Goal:
Count every line in the entries that follow where the word "this" appears, then state only the total.

BEGIN Recorded data

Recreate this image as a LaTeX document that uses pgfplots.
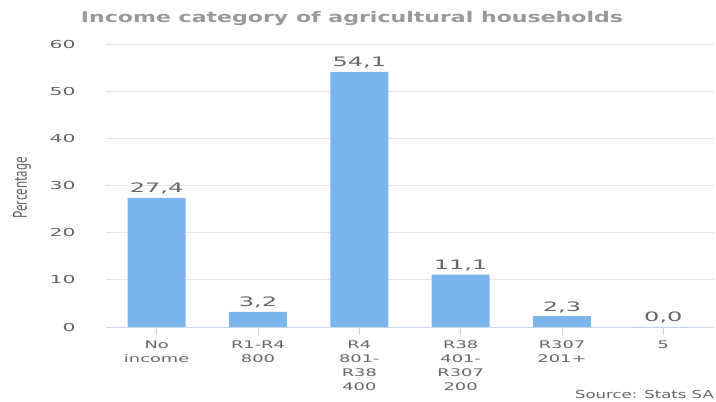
\documentclass[border=0pt]{standalone}
\usepackage{pgfplots}
\pgfplotsset{compat=1.18}
\usepackage{fontspec}
\setmainfont{DejaVu Sans}[FakeStretch=1.5]
\newfontfamily\ylabfont{PT Sans}
\newfontfamily\tickfont{DejaVu Sans}[FakeStretch=1.85]
\newfontfamily\catfont{DejaVu Sans}[FakeStretch=1.7]
\definecolor{barc}{HTML}{7CB5EC}
\definecolor{gridc}{HTML}{E6E6E6}
\definecolor{axc}{HTML}{CCD6EB}
\definecolor{tickc}{HTML}{666666}
\definecolor{titlec}{HTML}{999999}
\begin{document}
\begin{tikzpicture}[x=1pt,y=1pt]
\path[use as bounding box] (0,0) rectangle (716,402);
\begin{axis}[
  at={(106pt,75pt)}, anchor=south west,
  scale only axis, width=608pt, height=283pt,
  xmin=-0.5, xmax=5.5, ymin=0, ymax=60,
  ytick={0,10,...,60},
  xtick={0,...,5},
  xticklabels={{No\\income},{R1-R4\\800},{R4\\801-\\R38\\400},{R38\\401-\\R307\\200},{R307\\201+},{5}},
  xticklabel style={align=center, font=\catfont\fontsize{10.5}{14}\selectfont, text=tickc, yshift=-2pt},
  yticklabel style={font=\tickfont\fontsize{11}{13}\selectfont, text=tickc, xshift=-19pt},
  /pgf/number format/assume math mode=true,
  ymajorgrids, grid style={draw=gridc, line width=0.8pt},
  axis x line*=bottom, axis y line*=left,
  x axis line style={draw=axc, line width=0.8pt, -},
  y axis line style={draw=none},
  tick align=outside, major tick length=8pt,
  xtick style={draw=axc, line width=0.8pt},
  ytick style={draw=none},
  ylabel={\scalebox{1}[1.5]{\ylabfont\fontsize{13}{15}\selectfont Percentage}},
  ylabel style={at={(axis description cs:-0.138,0.492)}, anchor=center, text=tickc},
  ybar, bar width=58pt,
  nodes near coords,
  nodes near coords style={font=\tickfont\fontsize{13}{15}\selectfont, text=tickc,
    /pgf/number format/.cd, fixed, fixed zerofill, precision=1, use comma},
]
\addplot[fill=barc, draw=none] coordinates {(0,27.4) (1,3.2) (2,54.1) (3,11.1) (4,2.3) (5,0.0)};
\end{axis}
\node[font=\bfseries\fontsize{14.7}{17}\selectfont, text=titlec] at (352,383) {Income category of agricultural households};
\node[anchor=east, font=\fontsize{11}{13}\selectfont, text=tickc, inner sep=0pt] at (714,8) {Source: Stats SA};
\end{tikzpicture}
\end{document}
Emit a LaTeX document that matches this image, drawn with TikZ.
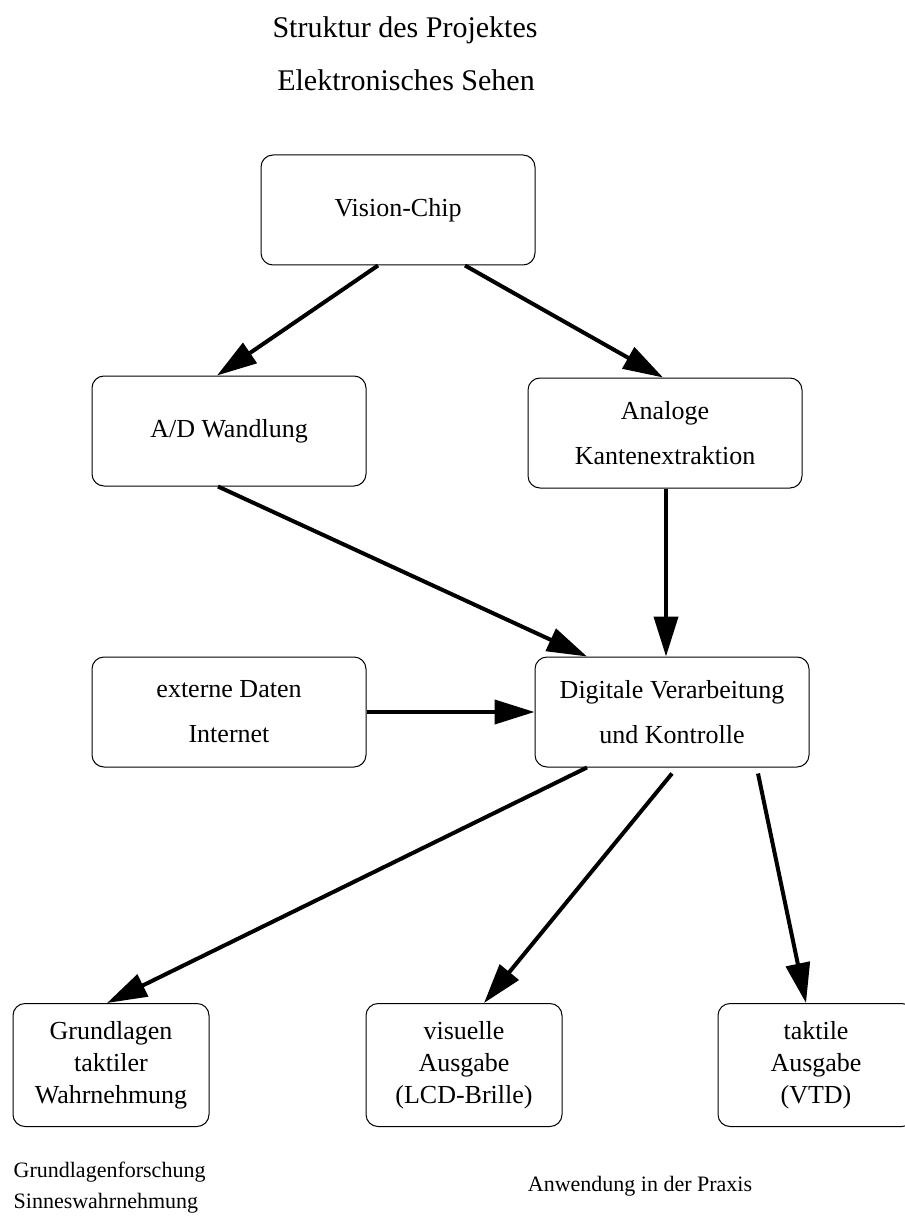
\documentclass[tikz,border=0pt]{standalone}
\usepackage{fontspec}
\setmainfont{Liberation Serif}
\usetikzlibrary{arrows.meta}

\begin{document}
\begin{tikzpicture}[x=0.5pt,y=-0.5pt,-{Triangle[length=20pt,width=12pt]},line width=2pt,
  box/.style ={draw,line width=0.5pt,rounded corners=6pt,align=center,minimum width=137pt,minimum height=55pt,font=\fontsize{13}{22.5}\selectfont},
  unten/.style ={draw,line width=0.5pt,rounded corners=6pt,align=center,minimum width=98pt,minimum height=61.5pt,font=\fontsize{13}{16}\selectfont}]

\useasboundingbox (0,0) rectangle (904,1219);

\node[font=\fontsize{15}{18}\selectfont] (T1) at (405,30) {Struktur des Projektes};
\node[font=\fontsize{15}{18}\selectfont] (T2) at (406,80) {Elektronisches Sehen};

\node[box] (V) at (398,210) {Vision-Chip};
\node[box] (AD) at (229,431) {A/D Wandlung};
\node[box] (AK) at (665,433) {Analoge\\Kantenextraktion};
\node[box] (EX) at (229,712) {externe Daten\\Internet};
\node[box] (DV) at (672,712) {Digitale Verarbeitung\\und Kontrolle};
\node[unten] (GT) at (111,1065) {Grundlagen\\taktiler\\Wahrnehmung};
\node[unten] (VA) at (464,1065) {visuelle\\Ausgabe\\(LCD-Brille)};
\node[unten] (TA) at (816,1065) {taktile\\Ausgabe\\(VTD)};

\node[align=left,anchor=west,font=\fontsize{11}{15.5}\selectfont] (GF) at (5,1188) {Grundlagenforschung\\Sinneswahrnehmung};
\node[font=\fontsize{11}{15.5}\selectfont] (AP) at (640,1186) {Anwendung in der Praxis};

\path ([xshift=-10pt]V.south) edge ([xshift=-6pt]AD.north);
\path ([xshift=33.5pt]V.south) edge ([xshift=-1pt]AK.north);
\path ([xshift=-5.5pt]AD.south) edge ([xshift=-42.5pt]DV.north);
\path ([xshift=0.5pt]AK.south) edge ([xshift=0.5pt]AK.south |- DV.north);
\path (EX.east) edge (EX.east -| DV.west);
\path ([xshift=-42.5pt]DV.south) edge ([xshift=-2pt]GT.north);
\path ([xshift=0pt,yshift=-3pt]DV.south) edge ([xshift=10pt]VA.north);
\path ([xshift=43pt,yshift=-3pt]DV.south) edge ([xshift=-5pt]TA.north);
\end{tikzpicture}
\end{document}
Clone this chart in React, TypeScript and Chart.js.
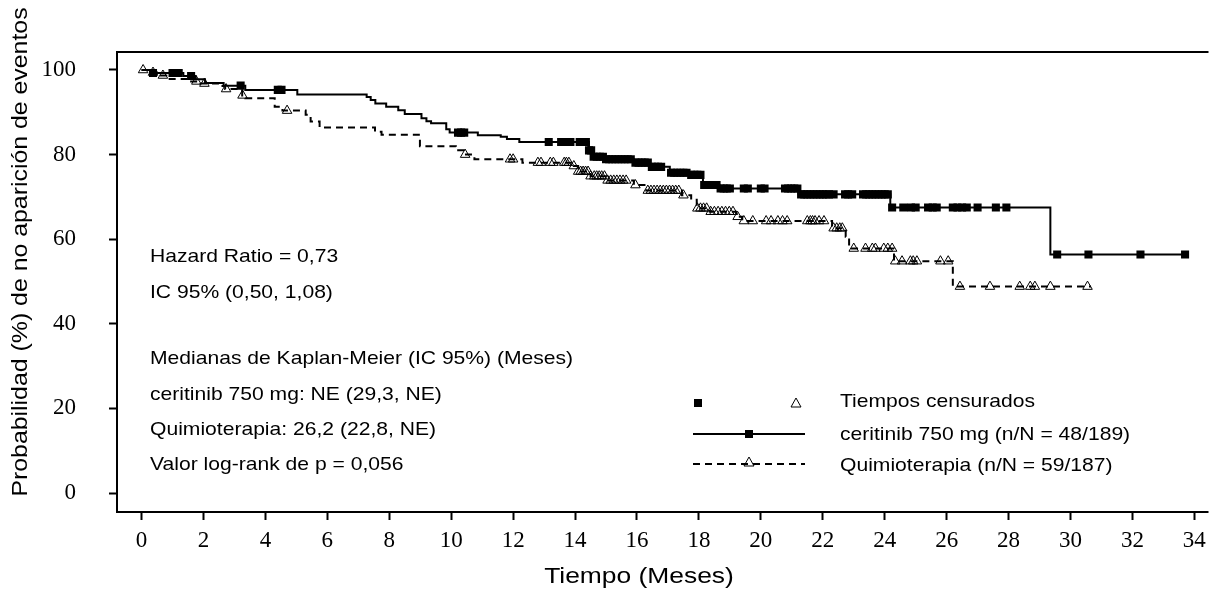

END Recorded data

Complete answer:
3